What is needed — Copy out the listing in full, exactly as written, but not its pictures.

Available data —

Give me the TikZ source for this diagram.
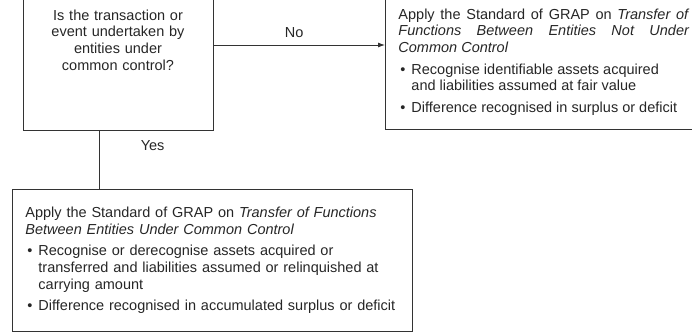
\documentclass[tikz,border=0pt]{standalone}
\usepackage{fontspec}
\setmainfont{Liberation Sans}
\usetikzlibrary{arrows.meta}

% bullet paragraph inside a box
\newcommand{\bulletpar}[1]{\par\vspace{5pt}\noindent\hangindent=13pt\hangafter=1\hspace*{2pt}\makebox[11pt][l]{\textbullet}#1}

\begin{document}
\begin{tikzpicture}
[x=1pt,y=-1pt,
 box/.style={draw=black!80, line width=0.9pt, text=black!85, font=\fontsize{14.5}{16.7}\selectfont},
 link/.style={draw=black!80, line width=0.9pt},
 lbl/.style={text=black!85, font=\fontsize{14.5}{16.7}\selectfont},
]
\useasboundingbox (0,0) rectangle (692,332);

\node[box, minimum width=190pt, minimum height=180pt, text width=170pt, align=center] (quest) at (118,40)
  {Is the transaction or\\event undertaken by\\entities under\\common control?};

\node[box, anchor=south west, text width=291pt, inner xsep=13pt, inner ysep=14pt, align=justify] (notucc) at (385,130)
  {\noindent Apply the Standard of GRAP on \textit{Transfer of}\linebreak
   \textit{Functions Between Entities Not Under}\linebreak
   \textit{Common Control}
   \bulletpar{Recognise identifiable assets acquired\newline and liabilities assumed at fair value}
   \bulletpar{Difference recognised in surplus or deficit}};

\node[box, anchor=north west, minimum width=400pt, minimum height=142pt, text width=374pt, inner xsep=13pt, align=left] (ucc) at (12,189)
  {\noindent Apply the Standard of GRAP on \textit{Transfer of Functions}\newline
   \textit{Between Entities Under Common Control}
   \bulletpar{Recognise or derecognise assets acquired or\newline transferred and liabilities assumed or relinquished at\newline carrying amount}
   \bulletpar{Difference recognised in accumulated surplus or deficit}};

\coordinate (yesx) at (99,0);
\draw[link, -{Latex[length=7pt,width=5pt]}] ([yshift=-5pt]quest.east) -- ([yshift=-5pt]quest.east -| notucc.west)
  node[lbl, pos=0.47, above=4pt] {No};
\draw[link] (quest.south -| yesx) -- (ucc.north -| yesx)
  node[lbl, pos=0.25, right=38pt] {Yes};
\end{tikzpicture}
\end{document}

Solution for this exercise —
Give me the TikZ source for this diagram.
\documentclass[tikz,border=0pt]{standalone}
\usepackage{fontspec}
\setmainfont{Liberation Sans}
\usetikzlibrary{arrows.meta}

% bullet paragraph inside a box
\newcommand{\bulletpar}[1]{\par\vspace{5pt}\noindent\hangindent=13pt\hangafter=1\hspace*{2pt}\makebox[11pt][l]{\textbullet}#1}

\begin{document}
\begin{tikzpicture}
[x=1pt,y=-1pt,
 box/.style={draw=black!80, line width=0.9pt, text=black!85, font=\fontsize{14.5}{16.7}\selectfont},
 link/.style={draw=black!80, line width=0.9pt},
 lbl/.style={text=black!85, font=\fontsize{14.5}{16.7}\selectfont},
]
\useasboundingbox (0,0) rectangle (692,332);

\node[box, minimum width=190pt, minimum height=180pt, text width=170pt, align=center] (quest) at (118,40)
  {Is the transaction or\\event undertaken by\\entities under\\common control?};

\node[box, anchor=south west, text width=291pt, inner xsep=13pt, inner ysep=14pt, align=justify] (notucc) at (385,130)
  {\noindent Apply the Standard of GRAP on \textit{Transfer of}\linebreak
   \textit{Functions Between Entities Not Under}\linebreak
   \textit{Common Control}
   \bulletpar{Recognise identifiable assets acquired\newline and liabilities assumed at fair value}
   \bulletpar{Difference recognised in surplus or deficit}};

\node[box, anchor=north west, minimum width=400pt, minimum height=142pt, text width=374pt, inner xsep=13pt, align=left] (ucc) at (12,189)
  {\noindent Apply the Standard of GRAP on \textit{Transfer of Functions}\newline
   \textit{Between Entities Under Common Control}
   \bulletpar{Recognise or derecognise assets acquired or\newline transferred and liabilities assumed or relinquished at\newline carrying amount}
   \bulletpar{Difference recognised in accumulated surplus or deficit}};

\coordinate (yesx) at (99,0);
\draw[link, -{Latex[length=7pt,width=5pt]}] ([yshift=-5pt]quest.east) -- ([yshift=-5pt]quest.east -| notucc.west)
  node[lbl, pos=0.47, above=4pt] {No};
\draw[link] (quest.south -| yesx) -- (ucc.north -| yesx)
  node[lbl, pos=0.25, right=38pt] {Yes};
\end{tikzpicture}
\end{document}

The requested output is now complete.